Jerome Hellman, Producer of ‘Midnight Cowboy’ and ‘Coming Home,’ Dies at 92
Art and Experience:
His work on landmark films helped define the new Hollywood of the 1970s. From 1964 to 1986, Hellman collaborated with notable directors including John Schlesinger on “The Day of the Locust” and “Midnight Cowboy,” Irvin Kershner on “A Fine Madness,” Hal Ashby on “Coming Home,” Peter Weir on “The Mosquito Coast” and George Roy Hill on “The World of Henry Orient.”
On the 1969 best picture winner “Midnight Cowboy,” Hellman was known to have advocated for Dustin Hoffman despite Schlesinger’s wishes. The film, which was X-rated, broke ground by portraying homosexuality, prostitution and nudity on the big screen.

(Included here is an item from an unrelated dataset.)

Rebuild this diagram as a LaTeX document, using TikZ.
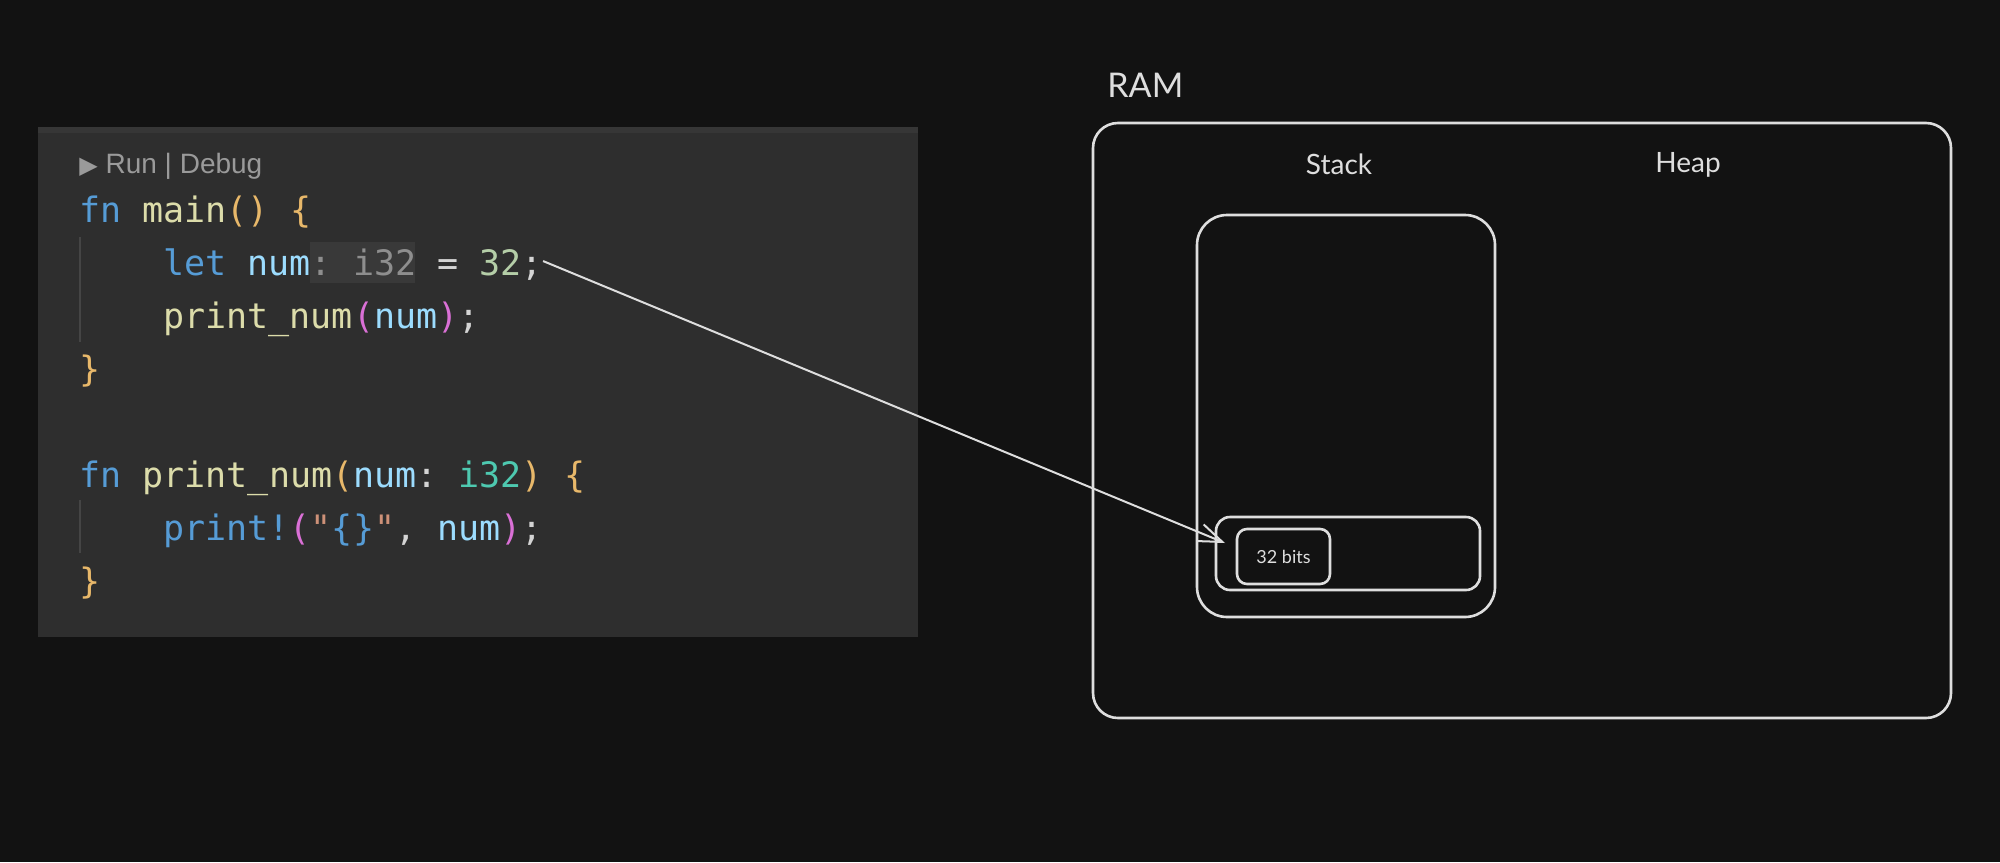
\documentclass[tikz,border=0pt]{standalone}
\usepackage{fontspec}
\setmainfont{Lato}
\newfontfamily\codefont{DejaVu Sans Mono}
\newfontfamily\uifont{Liberation Sans}
\newfontfamily\symfont{DejaVu Sans}
\usetikzlibrary{arrows.meta}

\definecolor{bgdark}{HTML}{121212}
\definecolor{panel}{HTML}{2E2E2E}
\definecolor{paneltop}{HTML}{363636}
\definecolor{guide}{HTML}{454545}
\definecolor{hintbg}{HTML}{393939}
\definecolor{plain}{HTML}{D4D4D4}
\definecolor{kwblue}{HTML}{569CD6}
\definecolor{fnyellow}{HTML}{DCDCAA}
\definecolor{varblue}{HTML}{9CDCFE}
\definecolor{gold}{HTML}{E8B86A}
\definecolor{orchid}{HTML}{DA70D6}
\definecolor{hintgray}{HTML}{8E8E8E}
\definecolor{numgreen}{HTML}{B5CEA8}
\definecolor{typeteal}{HTML}{4EC9B0}
\definecolor{strorange}{HTML}{CE9178}
\definecolor{rungray}{HTML}{9A9A9A}
\definecolor{sketch}{HTML}{DEDEDE}

\newcommand{\ckw}[1]{\textcolor{kwblue}{#1}}
\newcommand{\cfn}[1]{\textcolor{fnyellow}{#1}}
\newcommand{\cvar}[1]{\textcolor{varblue}{#1}}
\newcommand{\cgold}[1]{\textcolor{gold}{#1}}
\newcommand{\cpink}[1]{\textcolor{orchid}{#1}}
\newcommand{\chint}[1]{\textcolor{hintgray}{#1}}
\newcommand{\cnum}[1]{\textcolor{numgreen}{#1}}
\newcommand{\ctype}[1]{\textcolor{typeteal}{#1}}
\newcommand{\cstr}[1]{\textcolor{strorange}{#1}}

\tikzstyle{code} = [inner sep=0pt, anchor=base west, text=plain, font=\codefont\fontsize{17.5pt}{21pt}\selectfont\frenchspacing]
\tikzstyle{lens} = [inner sep=0pt, anchor=base west, text=rungray, font=\uifont\fontsize{14pt}{17pt}\selectfont]
\tikzstyle{membox} = [draw=sketch, line width=1.3pt, inner sep=0pt]
\tikzstyle{sketchlabel} = [inner sep=0pt, text=sketch]
\tikzstyle{arrow} = [draw=sketch, line width=1pt, -{Straight Barb[length=12pt,width=9pt]}]

\begin{document}
\begin{tikzpicture}[x=0.5pt, y=-0.5pt]

	% background and editor panel
	\fill[bgdark] (0,0) rectangle (2000,862);
	\fill[panel] (38,127) rectangle (918,637);
	\fill[paneltop] (38,127) rectangle (918,133);
	\fill[hintbg] (310,242) rectangle (415,283);
	\draw[guide, line width=1pt] (79.5,237) -- (79.5,342);
	\draw[guide, line width=1pt] (79.5,500) -- (79.5,553);

	\node[lens] (lens) at (79,173) {{\symfont\fontsize{12pt}{14pt}\selectfont ▶} Run | Debug};
	\node[code] (mainline) at (79,222) {\ckw{fn} \cfn{main}\cgold{()} \cgold{\{}};
	\node[code] (letline) at (163,275) {\ckw{let} \cvar{num}\chint{: i32} = \cnum{32};};
	\node[code] (callline) at (163,328) {\cfn{print\_num}\cpink{(}\cvar{num}\cpink{)};};
	\node[code] (mainend) at (79,381) {\cgold{\}}};
	\node[code] (printfn) at (79,487) {\ckw{fn} \cfn{print\_num}\cgold{(}\cvar{num}: \ctype{i32}\cgold{)} \cgold{\{}};
	\node[code] (printline) at (163,540) {\ckw{print!}\cpink{(}\cstr{"}\ckw{\{\}}\cstr{"}, \cvar{num}\cpink{)};};
	\node[code] (printend) at (79,593) {\cgold{\}}};

	% memory sketch
	\node[membox, rounded corners=12.5pt, minimum width=429pt, minimum height=297.5pt] (ram) at (1522,420.5) {};
	\node[membox, rounded corners=15pt, minimum width=149pt, minimum height=201pt] (stack) at (1346,416) {};
	\node[membox, rounded corners=7pt, minimum width=132pt, minimum height=36.5pt] (frame) at (1348,553.5) {};
	\node[membox, rounded corners=5pt, minimum width=46.5pt, minimum height=27.5pt, text=sketch, font=\fontsize{9pt}{11pt}\selectfont] (bits) at (1283.5,556.5) {32 bits};

	\node[sketchlabel, anchor=base west, font=\fontsize{17pt}{20pt}\selectfont] (ramlabel) at (1107,97) {RAM};
	\node[sketchlabel, anchor=base, font=\fontsize{14pt}{17pt}\selectfont] (stacklabel) at (1339,174) {Stack};
	\node[sketchlabel, anchor=base, font=\fontsize{14pt}{17pt}\selectfont] (heaplabel) at (1688,172) {Heap};

	\coordinate (tip) at (1225,543);
	\draw[arrow] ([yshift=1.5pt]letline.east) -- (tip);

\end{tikzpicture}
\end{document}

In 1979, Hellman was set to team up with Schlesinger again for “Promises in the Dark,” but when the director dropped out, Hellman took the reins and made the film his directorial debut.
That same year, Hellman also picked up his first and only acting credit on Ashby’s “Being There,” about an ordinary gardener who unexpectedly becomes a trusted advisor to a powerful businessman and an insider in Washington politics. Hellman appeared alongside Peter Sellers, Shirley MacLaine and Melvyn Douglas.
Throughout his career, Hellman’s films won several awards, with “Midnight Cowboy” taking home best picture, best director and best screenplay based on material from another medium. “Coming Home,” which made $32 million at the box office, also won three Oscars, including best actor, best actress and best screenplay written directly for the screen. Hellman also received a nomination for best picture.
Hellman started out as a New York talent agent, turning to producing live TV dramas and then feature films starting with “The World of Henry Orient.”
Hellman is survived by his wife, a daughter and a son.